Given problem -
From the first line of the data below through the line holding "(meetings |- feedback.north);", output each line exactly and leave the pictures out.

┌─ Dataset records

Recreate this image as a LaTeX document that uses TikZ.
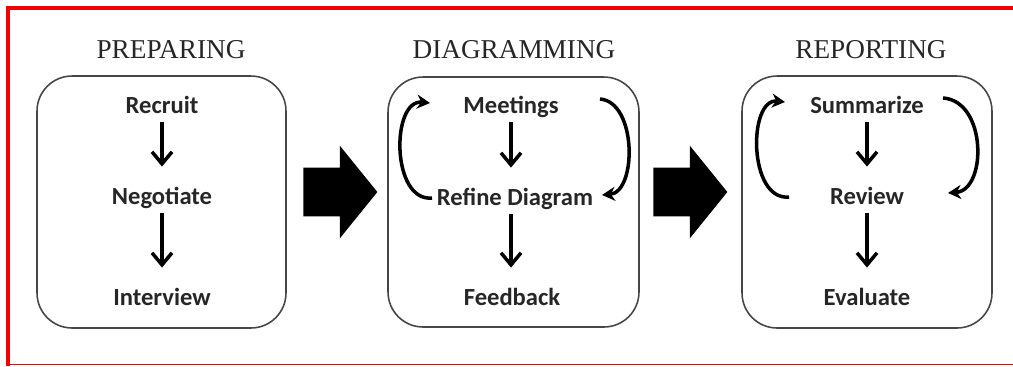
\documentclass[tikz,border=0pt]{standalone}
\usepackage{fontspec}
\setmainfont{Liberation Serif}
\newfontfamily\stepfont{Carlito}
\usepackage{tikz}
\usetikzlibrary{arrows.meta,shapes.arrows,positioning}
\usepackage{xcolor}
\definecolor{frame}{RGB}{240,0,0}
\definecolor{boxline}{RGB}{70,70,70}
\tikzstyle{stage} = [rectangle, rounded corners=0.7cm, draw=boxline, line width=0.9pt, fill=white]
\tikzstyle{title} = [anchor=base, font=\fontsize{15.5}{18}\selectfont, text=black!85]
\tikzstyle{task} = [anchor=base, font=\stepfont\bfseries\fontsize{14}{16}\selectfont, text height=10pt, text depth=3pt, inner sep=2pt, text=black!85]
\tikzstyle{arrow} = [line width=2pt, -{Straight Barb[length=2.4mm,width=4mm]}, shorten >=0.32cm]
\tikzstyle{loop} = [line width=2pt, -{Stealth[length=2.6mm,width=2.8mm]}]
\tikzstyle{next} = [single arrow, fill=black, inner xsep=0pt, inner ysep=0.48cm, minimum height=1.48cm, single arrow head extend=0.44cm, single arrow tip angle=102, anchor=tail]

\begin{document}
\begin{tikzpicture}[x=0.02cm, y=-0.02cm]
\useasboundingbox (0,0) rectangle (1013,366);
% red frame
\draw[frame, line width=0.08cm] (6,8) -- (1013,8);
\draw[frame, line width=0.08cm] (8,6) -- (8,366);
\draw[frame, line width=0.6pt] (6,364.5) -- (1013,364.5);

% Preparing
\node[title] (prep) at (171,58) {PREPARING};
\node[stage, minimum width=4.98cm, minimum height=5.04cm] (prep_box) at (161.5,202) {};
\node[task] (recruit) at (162,113) {Recruit};
\node[task] (negotiate) at (162,204) {Negotiate};
\node[task] (interview) at (162,305) {Interview};

\draw[arrow] (recruit) -- (negotiate);
\draw[arrow] (negotiate) -- (interview);

% Diagramming
\node[title] (diag) at (514,58) {DIAGRAMMING};
\node[stage, minimum width=5.02cm, minimum height=5.0cm] (diag_box) at (513.5,202) {};
\node[task] (meetings) at (511,113) {Meetings};
\node[task] (refine) at (515,205) {Refine Diagram};
\node[task] (feedback) at (512,305) {Feedback};

\draw[arrow] (meetings) -- (meetings |- refine.north);
\draw[arrow] (meetings |- refine.south) -- (meetings |- feedback.north);

\coordinate (diag_l1) at (432,198);
\coordinate (diag_l2) at (430,103);
\coordinate (diag_r1) at (600,99);
\coordinate (diag_r2) at (602,195);
\draw[loop] (diag_l1) .. controls (391,202) and (391,99) .. (diag_l2);
\draw[loop] (diag_r1) .. controls (637,102) and (637,192) .. (diag_r2);

% Reporting
\node[title] (rep) at (871,58) {REPORTING};
\node[stage, minimum width=5.0cm, minimum height=5.04cm] (rep_box) at (867,202) {};
\node[task] (summarize) at (867,113) {Summarize};
\node[task] (review) at (867,204) {Review};
\node[task] (evaluate) at (867,305) {Evaluate};

\draw[arrow] (summarize) -- (review);
\draw[arrow] (review) -- (evaluate);

\coordinate (rep_l1) at (789,197);
\coordinate (rep_l2) at (785,102);
\coordinate (rep_r1) at (943,98);
\coordinate (rep_r2) at (948,193);
\draw[loop] (rep_l1) .. controls (748,201) and (748,98) .. (rep_l2);
\draw[loop] (rep_r1) .. controls (987,101) and (987,190) .. (rep_r2);

% between stages
\node[next] (next1) at (303,192) {};
\node[next] (next2) at (653,192) {};
\end{tikzpicture}
\end{document}
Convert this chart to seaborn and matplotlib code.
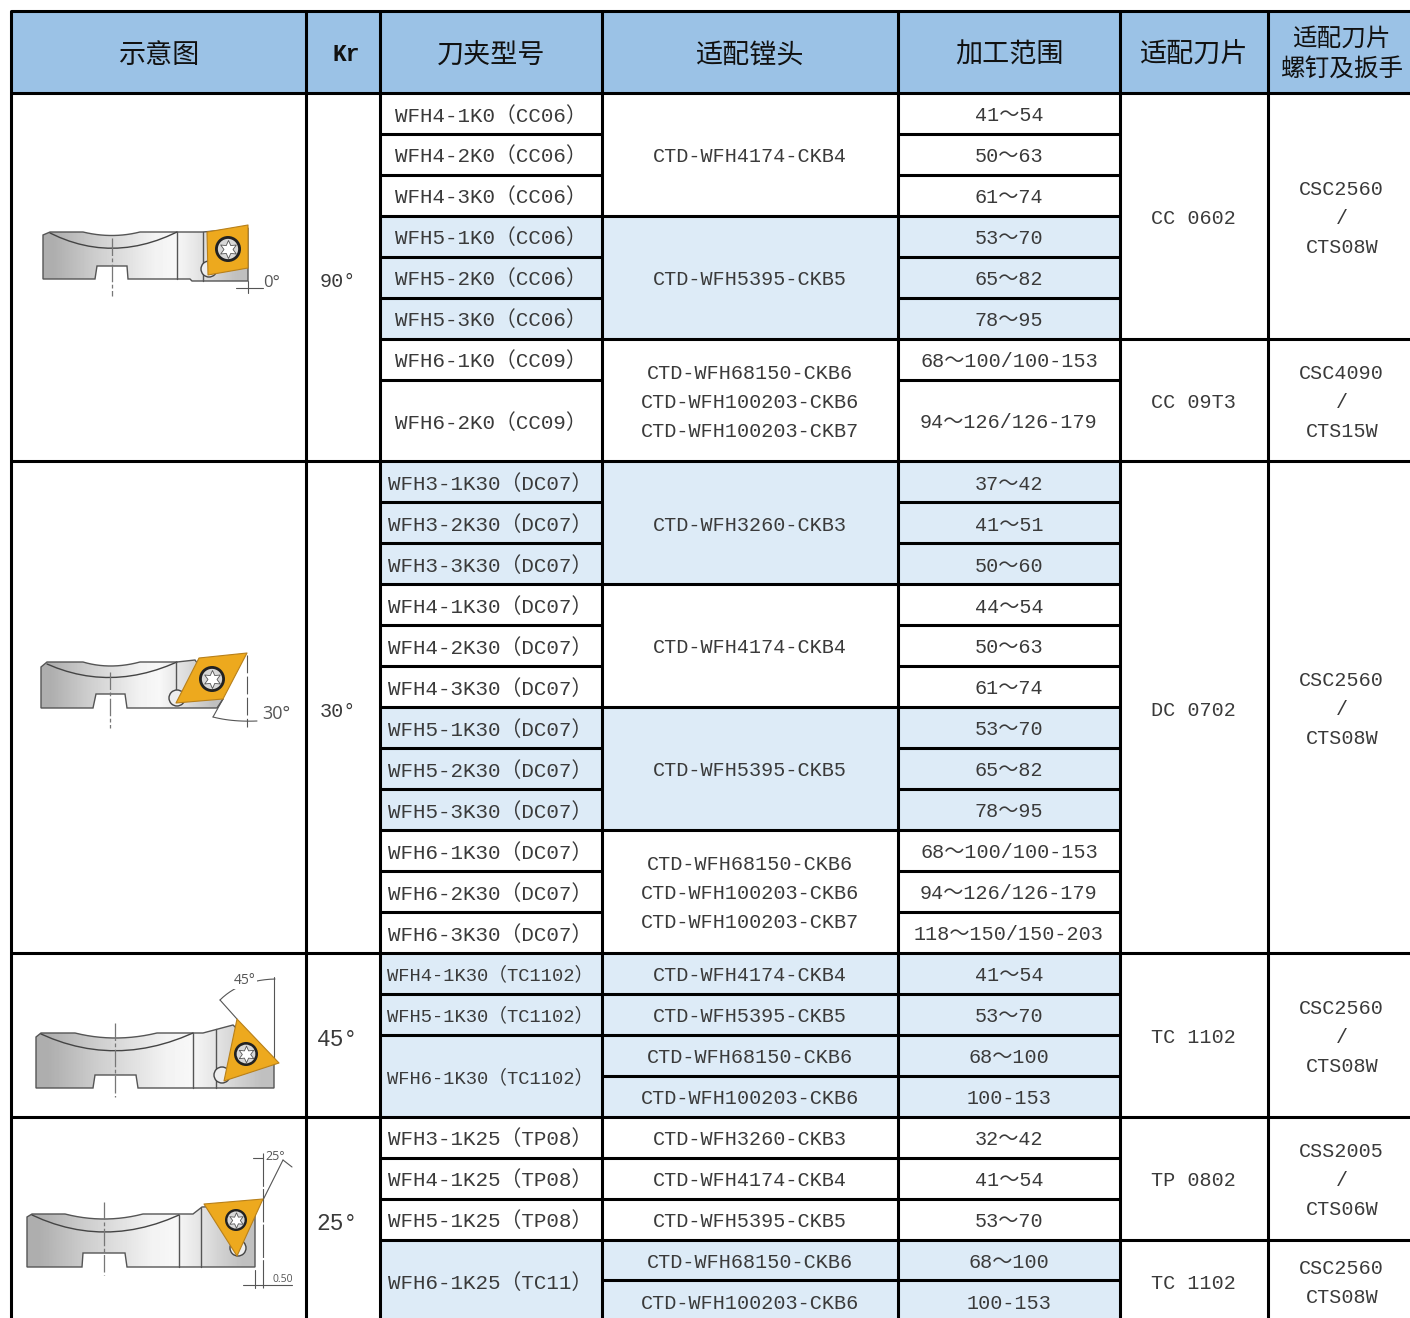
import matplotlib
matplotlib.use('Agg')
import matplotlib.pyplot as plt
import numpy as np
import seaborn as sns
from matplotlib.colors import ListedColormap
from matplotlib.patches import Circle, Polygon

W, H = 1410, 1318
COL_W, ROW_H = 73.96, 40.95
LEFT, TOP = 10.5, 11.0
N_COLS, N_ROWS = 19, 32

header_labels = ['示意图', 'Kr', '刀夹型号', '适配镗头', '加工范围', '适配刀片', '适配刀片\n螺钉及扳手']
column_edges = [0, 4, 5, 8, 12, 15, 17, 19]

group_spans = [9, 12, 4, 5]
kr_labels = ['90°', '30°', '45°', '25°']

holder_labels = [
    'WFH4-1K0（CC06）', 'WFH4-2K0（CC06）', 'WFH4-3K0（CC06）',
    'WFH5-1K0（CC06）', 'WFH5-2K0（CC06）', 'WFH5-3K0（CC06）',
    'WFH6-1K0（CC09）', 'WFH6-2K0（CC09）',
    'WFH3-1K30（DC07）', 'WFH3-2K30（DC07）', 'WFH3-3K30（DC07）',
    'WFH4-1K30（DC07）', 'WFH4-2K30（DC07）', 'WFH4-3K30（DC07）',
    'WFH5-1K30（DC07）', 'WFH5-2K30（DC07）', 'WFH5-3K30（DC07）',
    'WFH6-1K30（DC07）', 'WFH6-2K30（DC07）', 'WFH6-3K30（DC07）',
    'WFH4-1K30（TC1102）', 'WFH5-1K30（TC1102）', 'WFH6-1K30（TC1102）',
    'WFH3-1K25（TP08）', 'WFH4-1K25（TP08）', 'WFH5-1K25（TP08）',
    'WFH6-1K25（TC11）',
]
holder_spans = [1] * 7 + [2] + [1] * 14 + [2] + [1] * 3 + [2]
holder_shade = [0] * 3 + [1] * 3 + [0] * 2 + [1] * 3 + [0] * 3 + [1] * 3 + [0] * 3 + [1] * 3 + [0] * 3 + [1]

triple_a = 'CTD-WFH68150-CKB6\nCTD-WFH100203-CKB6\nCTD-WFH100203-CKB7'
seat_labels = [
    'CTD-WFH4174-CKB4', 'CTD-WFH5395-CKB5', triple_a,
    'CTD-WFH3260-CKB3', 'CTD-WFH4174-CKB4', 'CTD-WFH5395-CKB5', triple_a,
    'CTD-WFH4174-CKB4', 'CTD-WFH5395-CKB5', 'CTD-WFH68150-CKB6', 'CTD-WFH100203-CKB6',
    'CTD-WFH3260-CKB3', 'CTD-WFH4174-CKB4', 'CTD-WFH5395-CKB5',
    'CTD-WFH68150-CKB6', 'CTD-WFH100203-CKB6',
]
seat_spans = [3] * 7 + [1] * 9
seat_shade = [0, 1, 0, 1, 0, 1, 0, 1, 1, 1, 1, 0, 0, 0, 1, 1]

range_labels = [
    '41～54', '50～63', '61～74', '53～70', '65～82', '78～95',
    '68～100/100-153', '94～126/126-179',
    '37～42', '41～51', '50～60', '44～54', '50～63', '61～74',
    '53～70', '65～82', '78～95',
    '68～100/100-153', '94～126/126-179', '118～150/150-203',
    '41～54', '53～70', '68～100', '100-153',
    '32～42', '41～54', '53～70', '68～100', '100-153',
]
range_spans = [1] * 7 + [2] + [1] * 21
range_shade = [0] * 3 + [1] * 3 + [0] * 2 + [1] * 3 + [0] * 3 + [1] * 3 + [0] * 3 + [1] * 4 + [0] * 3 + [1] * 2

insert_labels = ['CC 0602', 'CC 09T3', 'DC 0702', 'TC 1102', 'TP 0802', 'TC 1102']
insert_spans = [6, 3, 12, 4, 3, 2]
screw_labels = ['CSC2560\n/\nCTS08W', 'CSC4090\n/\nCTS15W', 'CSC2560\n/\nCTS08W',
                'CSC2560\n/\nCTS08W', 'CSS2005\n/\nCTS06W', 'CSC2560\nCTS08W']

HEADER_BLUE = '#9BC2E6'
LIGHT_BLUE = '#DDEBF7'
GOLD = '#EDA91E'
TEXT = '#3a3a3a'
CJK = ['Noto Sans CJK SC', 'DejaVu Sans']

sns.set_theme(style='white')
plt.rcParams['font.family'] = ['Liberation Mono', 'Noto Sans CJK SC']

# the table sits on a regular 74 x 41 px grid, so a heatmap gives the fills
shade = np.zeros((N_ROWS, N_COLS))
shade[:2, :] = 2


def fill_column(col0, col1, spans, flags):
    row = 2
    for span, flag in zip(spans, flags):
        shade[row:row + span, col0:col1] = flag
        row += span


fill_column(5, 8, holder_spans, holder_shade)
fill_column(8, 12, seat_spans, seat_shade)
fill_column(12, 15, range_spans, range_shade)

fig = plt.figure(figsize=(W / 100, H / 100), dpi=100, facecolor='white')
ax = fig.add_axes([LEFT / W, 1 - (TOP + N_ROWS * ROW_H) / H,
                   N_COLS * COL_W / W, N_ROWS * ROW_H / H])
sns.heatmap(shade, cmap=ListedColormap(['white', LIGHT_BLUE, HEADER_BLUE]), vmin=0, vmax=2,
            cbar=False, xticklabels=False, yticklabels=False, ax=ax)
ax.collections[0].set_antialiased(False)

LW = 2.2


def draw_column(col0, col1, spans, labels, size=14.5, dy=0.055, dx=0.0, spacing=1.66):
    row = 2
    for span, label in zip(spans, labels):
        ax.plot([col0, col1], [row + span, row + span], color='black', lw=LW,
                solid_capstyle='butt', clip_on=False)
        if label:
            fs = 13.5 if 'TC1102' in label else size
            if label in ('45°', '25°'):
                fs = 16.5
            ax.text((col0 + col1) / 2 + dx, row + span / 2 + dy, label, ha='center', va='center',
                    fontsize=fs, color=TEXT, linespacing=spacing)
        row += span


draw_column(0, 4, group_spans, [''] * 4)
draw_column(4, 5, group_spans, kr_labels, dx=-0.08, dy=0.11)
draw_column(5, 8, holder_spans, holder_labels, size=15, dx=-0.01)
draw_column(8, 12, seat_spans, seat_labels)
draw_column(12, 15, range_spans, range_labels)
draw_column(15, 17, insert_spans, insert_labels, dy=0.07)
draw_column(17, 19, insert_spans, screw_labels, dy=0.06)

ax.plot([0, N_COLS], [0, 0], color='black', lw=LW, clip_on=False)
ax.plot([0, N_COLS], [2, 2], color='black', lw=LW, clip_on=False)
for edge in column_edges[:-1]:
    ax.plot([edge, edge], [0, N_ROWS], color='black', lw=LW, clip_on=False,
            solid_capstyle='butt')

for i, label in enumerate(header_labels):
    x = (column_edges[i] + column_edges[i + 1]) / 2
    if label == 'Kr':
        ax.text(x + 0.04, 1.07, label, ha='center', va='center', fontsize=16.5, fontweight='bold',
                color='#111111')
    elif '\n' in label:
        ax.text(x, 1.05, label, ha='center', va='center', fontsize=17.7, color='#111111',
                family=CJK, linespacing=1.2)
    else:
        ax.text(x, 1.08, label, ha='center', va='center', fontsize=19.5, color='#111111', family=CJK)

# sketches of the tools, in picture pixels on a second transparent layer
sk = fig.add_axes([0, 0, 1, 1])
sk.patch.set_alpha(0)
sk.set_axis_off()
GRAD = np.array([[0.68, 0.74, 0.80, 0.85, 0.90, 0.95, 0.97, 0.90, 0.82, 0.75]])


def curve(p0, c, p1, n=14):
    t = np.linspace(0, 1, n)[:, None]
    return (1 - t) ** 2 * np.array(p0) + 2 * t * (1 - t) * np.array(c) + t ** 2 * np.array(p1)


def sketch(outline, arc, dividers, insert, screw, screw_r, pocket, center_x, center_y):
    xs, ys = outline[:, 0], outline[:, 1]
    body = Polygon(outline, closed=True, facecolor='none', edgecolor='#555555', lw=1.0, zorder=3)
    sk.add_patch(body)
    im = sk.imshow(GRAD, cmap='gray', vmin=0, vmax=1, aspect='auto', interpolation='bilinear',
                   extent=[xs.min(), xs.max(), ys.max(), ys.min()], zorder=2)
    im.set_clip_path(body)
    sk.plot(arc[:, 0], arc[:, 1], color='#444444', lw=1.0, zorder=3)
    for x, y0, y1 in dividers:
        sk.plot([x, x], [y0, y1], color='#555555', lw=1.0, zorder=3)
    sk.plot([center_x, center_x], center_y, color='#777777', lw=0.9, ls=(0, (14, 2, 3, 2)), zorder=4)
    if pocket is not None:
        sk.add_patch(Circle(pocket, 8, facecolor='#eeeeee', edgecolor='#444444', lw=1.0, zorder=4))
    sk.add_patch(Polygon(insert, closed=True, facecolor=GOLD, edgecolor='#b8801a', lw=0.8,
                         joinstyle='round', zorder=5))
    sk.add_patch(Circle(screw, screw_r, facecolor='#222222', edgecolor='none', zorder=6))
    sk.add_patch(Circle(screw, screw_r * 0.78, facecolor='#d8d8d8', edgecolor='none', zorder=7))
    sk.scatter([screw[0]], [screw[1]], s=screw_r ** 2, marker=(6, 1, 0), facecolor='white',
               edgecolor='#555555', lw=0.6, zorder=8)


def leader(points, lw=0.8, color='#555555', ls='-'):
    pts = np.array(points)
    sk.plot(pts[:, 0], pts[:, 1], color=color, lw=lw, ls=ls, zorder=3)


def note(x, y, label, size, backed=False):
    box = dict(facecolor='white', edgecolor='none', pad=0.5) if backed else None
    sk.text(x, y, label, ha='center', va='center', fontsize=size, color='#555555',
            family=['Open Sans', 'DejaVu Sans'], bbox=box, zorder=4)


# 90 degree holder
sketch(np.vstack([[(43, 235), (50, 232)], curve((83, 232), (112, 239), (140, 232)),
                  [(203, 232), (248, 228), (248, 281), (192, 281), (190, 279),
                   (128, 279), (127, 266), (97, 266), (95, 279), (43, 279)]]),
       curve((50, 233), (112, 264), (177, 232)), [(177, 232, 279), (203, 232, 281)],
       [(207, 232), (248, 225), (248, 268), (208, 275)], (228, 249), 13, (209, 269), 112, (238, 296))
leader([(236, 288), (248, 288)])
leader([(248, 288), (263, 288)])
leader([(248, 281), (248, 293)])
note(272, 283, '0°', 12)

# 30 degree holder
sketch(np.vstack([[(41, 667), (47, 662)], curve((83, 662), (110, 670), (140, 662)),
                  [(177, 662), (195, 660), (223, 699), (217, 708), (127, 708), (125, 694),
                   (96, 694), (93, 708), (41, 708)]]),
       curve((47, 664), (110, 692), (177, 662)), [(176, 662, 690)],
       [(199, 658), (247, 653), (223, 699), (176, 703)], (212, 679), 13, (177, 698), 110, (672, 728))
leader([(247, 655), (247, 727)], ls=(0, (16, 3)))
leader([(223, 699), (213, 717)])
sk.plot(*curve((213, 717), (232, 722), (257, 721)).T, color='#555555', lw=0.8, zorder=3)
note(276, 714, '30°', 13)

# 45 degree holder
sketch(np.vstack([[(36, 1037), (41, 1033)], curve((75, 1033), (115, 1043), (157, 1033)),
                  [(203, 1033), (233, 1025), (274, 1063), (274, 1088), (138, 1088), (136, 1075),
                   (95, 1075), (93, 1088), (36, 1088)]]),
       curve((41, 1034), (115, 1068), (193, 1033)), [(193, 1033, 1088), (216, 1029, 1088)],
       [(237, 1019), (279, 1063), (224, 1081)], (246, 1054), 12, (222, 1075), 115, (1023, 1097))
leader([(274, 977), (274, 1063)])
leader([(237, 1019), (220, 1000)])
sk.plot(*curve((220, 1000), (240, 980), (275, 979)).T, color='#555555', lw=0.8, zorder=3)
note(245, 981, '45°', 10, backed=True)

# 25 degree holder
sketch(np.vstack([[(27, 1217), (32, 1214)], curve((65, 1214), (104, 1224), (143, 1214)),
                  [(193, 1214), (202, 1207), (255, 1205), (255, 1267), (127, 1267), (125, 1253),
                   (83, 1253), (82, 1267), (27, 1267)]]),
       curve((32, 1215), (104, 1249), (179, 1215)), [(179, 1215, 1267), (201, 1208, 1267)],
       [(204, 1204), (263, 1199), (237, 1256)], (236, 1220), 11, (238, 1248), 104, (1202, 1275))
leader([(263, 1153), (263, 1288)], ls=(0, (30, 2)))
leader([(263, 1200), (283, 1160)])
leader([(253, 1158), (263, 1158)])
leader([(283, 1160), (292, 1167)])
leader([(243, 1285), (292, 1285)])
leader([(255, 1270), (255, 1288)])
note(275, 1157, '25°', 9)
note(283, 1279, '0.50', 7.5)

sk.set_xlim(0, W)
sk.set_ylim(H, 0)

fig.savefig('out.png', dpi=100, facecolor='white')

└─

Solution to this task -
Recreate this image as a LaTeX document that uses TikZ.
\documentclass[tikz,border=0pt]{standalone}
\usepackage{fontspec}
\setmainfont{Liberation Serif}
\newfontfamily\stepfont{Carlito}
\usepackage{tikz}
\usetikzlibrary{arrows.meta,shapes.arrows,positioning}
\usepackage{xcolor}
\definecolor{frame}{RGB}{240,0,0}
\definecolor{boxline}{RGB}{70,70,70}
\tikzstyle{stage} = [rectangle, rounded corners=0.7cm, draw=boxline, line width=0.9pt, fill=white]
\tikzstyle{title} = [anchor=base, font=\fontsize{15.5}{18}\selectfont, text=black!85]
\tikzstyle{task} = [anchor=base, font=\stepfont\bfseries\fontsize{14}{16}\selectfont, text height=10pt, text depth=3pt, inner sep=2pt, text=black!85]
\tikzstyle{arrow} = [line width=2pt, -{Straight Barb[length=2.4mm,width=4mm]}, shorten >=0.32cm]
\tikzstyle{loop} = [line width=2pt, -{Stealth[length=2.6mm,width=2.8mm]}]
\tikzstyle{next} = [single arrow, fill=black, inner xsep=0pt, inner ysep=0.48cm, minimum height=1.48cm, single arrow head extend=0.44cm, single arrow tip angle=102, anchor=tail]

\begin{document}
\begin{tikzpicture}[x=0.02cm, y=-0.02cm]
\useasboundingbox (0,0) rectangle (1013,366);
% red frame
\draw[frame, line width=0.08cm] (6,8) -- (1013,8);
\draw[frame, line width=0.08cm] (8,6) -- (8,366);
\draw[frame, line width=0.6pt] (6,364.5) -- (1013,364.5);

% Preparing
\node[title] (prep) at (171,58) {PREPARING};
\node[stage, minimum width=4.98cm, minimum height=5.04cm] (prep_box) at (161.5,202) {};
\node[task] (recruit) at (162,113) {Recruit};
\node[task] (negotiate) at (162,204) {Negotiate};
\node[task] (interview) at (162,305) {Interview};

\draw[arrow] (recruit) -- (negotiate);
\draw[arrow] (negotiate) -- (interview);

% Diagramming
\node[title] (diag) at (514,58) {DIAGRAMMING};
\node[stage, minimum width=5.02cm, minimum height=5.0cm] (diag_box) at (513.5,202) {};
\node[task] (meetings) at (511,113) {Meetings};
\node[task] (refine) at (515,205) {Refine Diagram};
\node[task] (feedback) at (512,305) {Feedback};

\draw[arrow] (meetings) -- (meetings |- refine.north);
\draw[arrow] (meetings |- refine.south) -- (meetings |- feedback.north);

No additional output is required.